The main route to Abu a-Nuwar was blocked off and the troops prevented anyone from entering or leaving. The area of the school, which was empty due to the summer break, was declared a closed military zone. The CA confiscated two solar-panels stands and ten solar panels that had been installed in the school yard. They also broke down a door to a room in the school, went in and seized two circuit-breaker panels and 12 batteries that were in the room. The confiscated solar panels supplied power to the community’s school and preschools, which are attended by a total of about 72 children, as well as to the community’s guesthouse. The equipment was seized despite an interim injunction issued that day prohibiting enforcement (in the form of demolition or confiscating solar panels) until 16 August 2017.
On 27 Sept. 2016, Israel demolished 22 structures, half of them homes, in five West Bank communities: in the northern Jordan Valley, near Ma’ale Adumim, the South Hebron Hills, and East Jerusalem. This left 56 Palestinians, including 30 minors, homeless. The authorities also demolished water cisterns, livestock pens, and part of a school.
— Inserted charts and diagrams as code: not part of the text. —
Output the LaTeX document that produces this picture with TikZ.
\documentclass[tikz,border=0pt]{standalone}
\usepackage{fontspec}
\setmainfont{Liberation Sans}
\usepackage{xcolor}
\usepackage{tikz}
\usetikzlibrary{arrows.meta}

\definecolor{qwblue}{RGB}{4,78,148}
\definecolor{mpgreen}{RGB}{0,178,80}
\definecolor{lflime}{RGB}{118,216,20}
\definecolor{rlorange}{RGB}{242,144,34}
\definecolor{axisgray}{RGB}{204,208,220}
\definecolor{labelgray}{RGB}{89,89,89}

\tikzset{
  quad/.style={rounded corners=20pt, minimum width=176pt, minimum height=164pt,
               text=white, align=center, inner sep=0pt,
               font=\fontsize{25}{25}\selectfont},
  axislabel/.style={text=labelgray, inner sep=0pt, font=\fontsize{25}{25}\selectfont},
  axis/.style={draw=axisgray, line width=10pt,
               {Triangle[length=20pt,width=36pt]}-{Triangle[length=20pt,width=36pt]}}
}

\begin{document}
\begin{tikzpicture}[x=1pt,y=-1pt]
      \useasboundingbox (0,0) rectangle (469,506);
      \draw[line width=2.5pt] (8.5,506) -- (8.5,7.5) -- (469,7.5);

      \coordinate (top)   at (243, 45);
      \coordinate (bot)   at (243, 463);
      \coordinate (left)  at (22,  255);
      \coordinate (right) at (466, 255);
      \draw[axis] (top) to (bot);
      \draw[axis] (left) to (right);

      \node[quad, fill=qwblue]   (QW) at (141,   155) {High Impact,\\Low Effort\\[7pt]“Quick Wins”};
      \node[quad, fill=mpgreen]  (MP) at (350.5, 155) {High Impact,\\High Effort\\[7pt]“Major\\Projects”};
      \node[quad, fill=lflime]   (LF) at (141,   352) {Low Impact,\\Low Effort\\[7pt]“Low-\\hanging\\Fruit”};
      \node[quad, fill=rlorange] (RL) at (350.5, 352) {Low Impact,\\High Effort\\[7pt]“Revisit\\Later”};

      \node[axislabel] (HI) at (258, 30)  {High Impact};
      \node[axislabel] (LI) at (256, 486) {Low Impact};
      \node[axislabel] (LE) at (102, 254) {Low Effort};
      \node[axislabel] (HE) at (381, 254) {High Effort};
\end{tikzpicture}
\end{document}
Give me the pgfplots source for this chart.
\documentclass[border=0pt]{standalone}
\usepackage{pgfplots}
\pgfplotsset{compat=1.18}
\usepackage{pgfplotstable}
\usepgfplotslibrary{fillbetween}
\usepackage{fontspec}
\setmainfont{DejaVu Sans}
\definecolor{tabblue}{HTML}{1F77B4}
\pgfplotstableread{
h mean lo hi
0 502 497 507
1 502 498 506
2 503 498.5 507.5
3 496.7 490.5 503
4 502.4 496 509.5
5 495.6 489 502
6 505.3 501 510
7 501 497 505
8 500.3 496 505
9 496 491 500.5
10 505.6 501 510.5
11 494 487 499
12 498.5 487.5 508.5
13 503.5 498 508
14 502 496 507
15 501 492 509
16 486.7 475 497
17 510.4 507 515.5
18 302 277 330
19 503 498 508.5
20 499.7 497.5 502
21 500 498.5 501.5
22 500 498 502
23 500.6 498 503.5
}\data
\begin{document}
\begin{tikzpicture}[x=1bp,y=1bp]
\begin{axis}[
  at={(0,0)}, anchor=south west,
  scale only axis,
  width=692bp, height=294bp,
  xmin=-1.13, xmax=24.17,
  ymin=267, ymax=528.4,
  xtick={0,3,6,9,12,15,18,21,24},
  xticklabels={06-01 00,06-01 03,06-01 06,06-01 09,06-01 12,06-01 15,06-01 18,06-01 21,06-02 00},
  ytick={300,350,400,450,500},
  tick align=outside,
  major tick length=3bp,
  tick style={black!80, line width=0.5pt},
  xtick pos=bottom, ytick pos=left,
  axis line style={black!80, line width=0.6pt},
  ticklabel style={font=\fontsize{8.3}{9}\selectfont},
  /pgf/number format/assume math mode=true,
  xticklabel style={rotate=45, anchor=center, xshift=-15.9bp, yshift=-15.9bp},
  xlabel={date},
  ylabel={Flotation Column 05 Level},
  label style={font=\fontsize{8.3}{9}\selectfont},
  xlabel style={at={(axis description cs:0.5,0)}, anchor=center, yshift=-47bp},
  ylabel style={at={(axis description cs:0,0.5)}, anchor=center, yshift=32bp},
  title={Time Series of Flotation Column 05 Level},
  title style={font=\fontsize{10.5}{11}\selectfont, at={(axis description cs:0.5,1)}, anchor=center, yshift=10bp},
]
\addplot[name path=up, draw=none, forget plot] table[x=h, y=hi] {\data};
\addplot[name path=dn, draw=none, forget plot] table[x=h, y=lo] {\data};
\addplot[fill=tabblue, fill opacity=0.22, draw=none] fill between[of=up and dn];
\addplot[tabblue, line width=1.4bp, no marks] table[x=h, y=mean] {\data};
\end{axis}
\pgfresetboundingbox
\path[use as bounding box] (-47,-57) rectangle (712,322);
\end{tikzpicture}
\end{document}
This is part of a massive demolition campaign to pressure Palestinians to leave Area C that has, since the beginning of 2016, left 1,010 people homeless, including 530 minors.
Additional demolitions since we reported the early 2016 demolition campaign: On Feb. 20, Israeli authorities confiscated two large caravans used for expanding the Abu a-Nuwar school, where some children study in other communities due to overcrowding. On Feb. 15, 32 structures, including 10 homes were demolished in Ein a-Rashash, leaving dozens homeless. These demolitions and confiscations are part of an unusually massive demolition campaign the Israeli authorities launched in Palestinian shepherding communities in the West Bank in Jan. 2016.
Since the beginning of 2016 Israel has demolished eight Palestinian homes in the area defined as E1 and two homes in the South Hebron Hills, including one in Khirbet Susiya, where residents have struggled for years against expulsion and settler takeover. These demolitions serve Israel’s policy to create immutable facts on the ground ahead of any future agreement. This longstanding policy, which creates an impossible daily reality for Palestinians in Area C, constitutes forced transfer of protected residents within the occupied territory.
Israel’s regime of occupation is inextricably bound up in human rights violations. B’Tselem strives to end the occupation, as that is the only way forward to a future in which human rights, democracy, liberty and equality are ensured to all people, both Palestinian and Israeli, living between the Jordan River and the Mediterranean Sea.